What to produce: Only lines with the word "chart" are needed; collect each of them from the listing below.

Data section:
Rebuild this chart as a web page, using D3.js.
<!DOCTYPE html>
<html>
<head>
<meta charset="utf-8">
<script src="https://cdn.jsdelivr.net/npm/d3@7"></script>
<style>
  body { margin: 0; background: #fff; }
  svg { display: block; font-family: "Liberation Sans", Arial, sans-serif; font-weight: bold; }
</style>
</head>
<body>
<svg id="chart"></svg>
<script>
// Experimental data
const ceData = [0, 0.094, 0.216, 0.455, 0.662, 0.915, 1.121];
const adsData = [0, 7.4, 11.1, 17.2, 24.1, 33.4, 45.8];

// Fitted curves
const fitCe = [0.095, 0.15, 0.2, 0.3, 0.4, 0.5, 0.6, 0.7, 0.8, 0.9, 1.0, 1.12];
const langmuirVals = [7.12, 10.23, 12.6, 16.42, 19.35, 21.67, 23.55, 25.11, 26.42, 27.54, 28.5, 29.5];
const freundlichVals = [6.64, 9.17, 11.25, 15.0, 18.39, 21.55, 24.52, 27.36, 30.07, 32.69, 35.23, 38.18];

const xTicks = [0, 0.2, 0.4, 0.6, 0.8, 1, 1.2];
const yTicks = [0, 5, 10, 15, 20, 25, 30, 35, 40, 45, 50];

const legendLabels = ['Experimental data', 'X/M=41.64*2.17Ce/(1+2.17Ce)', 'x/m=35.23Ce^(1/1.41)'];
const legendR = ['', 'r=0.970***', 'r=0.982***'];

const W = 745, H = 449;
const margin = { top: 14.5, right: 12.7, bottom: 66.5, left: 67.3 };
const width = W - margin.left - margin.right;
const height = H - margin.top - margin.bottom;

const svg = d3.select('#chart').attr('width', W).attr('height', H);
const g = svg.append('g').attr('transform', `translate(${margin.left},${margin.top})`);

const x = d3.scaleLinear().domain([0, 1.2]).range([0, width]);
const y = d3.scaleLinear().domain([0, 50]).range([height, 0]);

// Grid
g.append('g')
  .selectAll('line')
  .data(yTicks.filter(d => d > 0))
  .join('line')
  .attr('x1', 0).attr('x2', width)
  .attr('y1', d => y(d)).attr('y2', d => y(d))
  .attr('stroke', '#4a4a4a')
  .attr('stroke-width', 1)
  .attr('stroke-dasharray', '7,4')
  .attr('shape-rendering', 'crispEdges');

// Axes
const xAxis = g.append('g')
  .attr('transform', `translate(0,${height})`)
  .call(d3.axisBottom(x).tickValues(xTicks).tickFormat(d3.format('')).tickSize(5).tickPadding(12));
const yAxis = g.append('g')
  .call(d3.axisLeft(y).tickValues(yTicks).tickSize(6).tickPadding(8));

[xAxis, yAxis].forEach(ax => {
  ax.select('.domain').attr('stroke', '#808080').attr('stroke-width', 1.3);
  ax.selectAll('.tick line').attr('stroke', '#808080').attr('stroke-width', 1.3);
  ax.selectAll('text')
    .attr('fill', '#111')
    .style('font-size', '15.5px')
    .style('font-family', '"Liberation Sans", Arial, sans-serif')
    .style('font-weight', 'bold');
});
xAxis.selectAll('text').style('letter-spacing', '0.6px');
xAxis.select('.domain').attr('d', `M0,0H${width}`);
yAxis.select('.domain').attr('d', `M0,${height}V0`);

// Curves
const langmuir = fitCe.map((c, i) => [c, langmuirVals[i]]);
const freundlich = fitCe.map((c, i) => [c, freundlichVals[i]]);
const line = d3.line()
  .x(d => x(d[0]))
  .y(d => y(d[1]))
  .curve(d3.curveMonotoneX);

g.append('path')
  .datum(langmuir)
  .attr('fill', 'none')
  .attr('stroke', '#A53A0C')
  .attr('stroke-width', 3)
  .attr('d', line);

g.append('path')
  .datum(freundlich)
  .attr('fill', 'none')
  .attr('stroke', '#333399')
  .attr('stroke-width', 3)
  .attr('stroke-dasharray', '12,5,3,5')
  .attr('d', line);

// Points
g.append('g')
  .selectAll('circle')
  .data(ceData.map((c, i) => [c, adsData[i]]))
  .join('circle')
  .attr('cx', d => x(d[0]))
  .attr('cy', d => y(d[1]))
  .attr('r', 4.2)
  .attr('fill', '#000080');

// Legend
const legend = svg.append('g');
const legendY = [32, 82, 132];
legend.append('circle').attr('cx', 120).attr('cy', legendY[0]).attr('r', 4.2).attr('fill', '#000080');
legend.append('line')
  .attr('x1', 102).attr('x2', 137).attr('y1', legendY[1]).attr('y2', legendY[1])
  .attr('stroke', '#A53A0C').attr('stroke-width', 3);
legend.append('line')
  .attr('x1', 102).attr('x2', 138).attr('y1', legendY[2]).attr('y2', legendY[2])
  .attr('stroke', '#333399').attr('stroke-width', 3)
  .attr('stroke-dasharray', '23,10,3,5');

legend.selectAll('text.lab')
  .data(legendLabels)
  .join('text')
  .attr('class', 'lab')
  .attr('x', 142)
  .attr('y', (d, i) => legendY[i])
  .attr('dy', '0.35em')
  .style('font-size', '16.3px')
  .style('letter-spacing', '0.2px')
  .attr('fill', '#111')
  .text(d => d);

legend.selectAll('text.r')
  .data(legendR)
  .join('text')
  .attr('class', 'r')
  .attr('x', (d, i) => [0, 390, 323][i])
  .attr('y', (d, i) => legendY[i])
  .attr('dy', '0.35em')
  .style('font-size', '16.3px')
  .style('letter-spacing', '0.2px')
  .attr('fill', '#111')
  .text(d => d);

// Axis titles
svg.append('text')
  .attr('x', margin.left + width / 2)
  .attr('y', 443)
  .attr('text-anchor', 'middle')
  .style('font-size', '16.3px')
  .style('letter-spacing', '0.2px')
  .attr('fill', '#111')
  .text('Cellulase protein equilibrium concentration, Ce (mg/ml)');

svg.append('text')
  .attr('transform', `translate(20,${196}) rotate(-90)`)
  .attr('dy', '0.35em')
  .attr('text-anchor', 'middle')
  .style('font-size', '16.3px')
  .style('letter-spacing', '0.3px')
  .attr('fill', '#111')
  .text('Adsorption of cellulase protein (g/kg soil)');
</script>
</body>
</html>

Solved problem:
Rebuild this chart as a web page, using D3.js.
<svg id="chart"></svg>
const svg = d3.select('#chart').attr('width', W).attr('height', H);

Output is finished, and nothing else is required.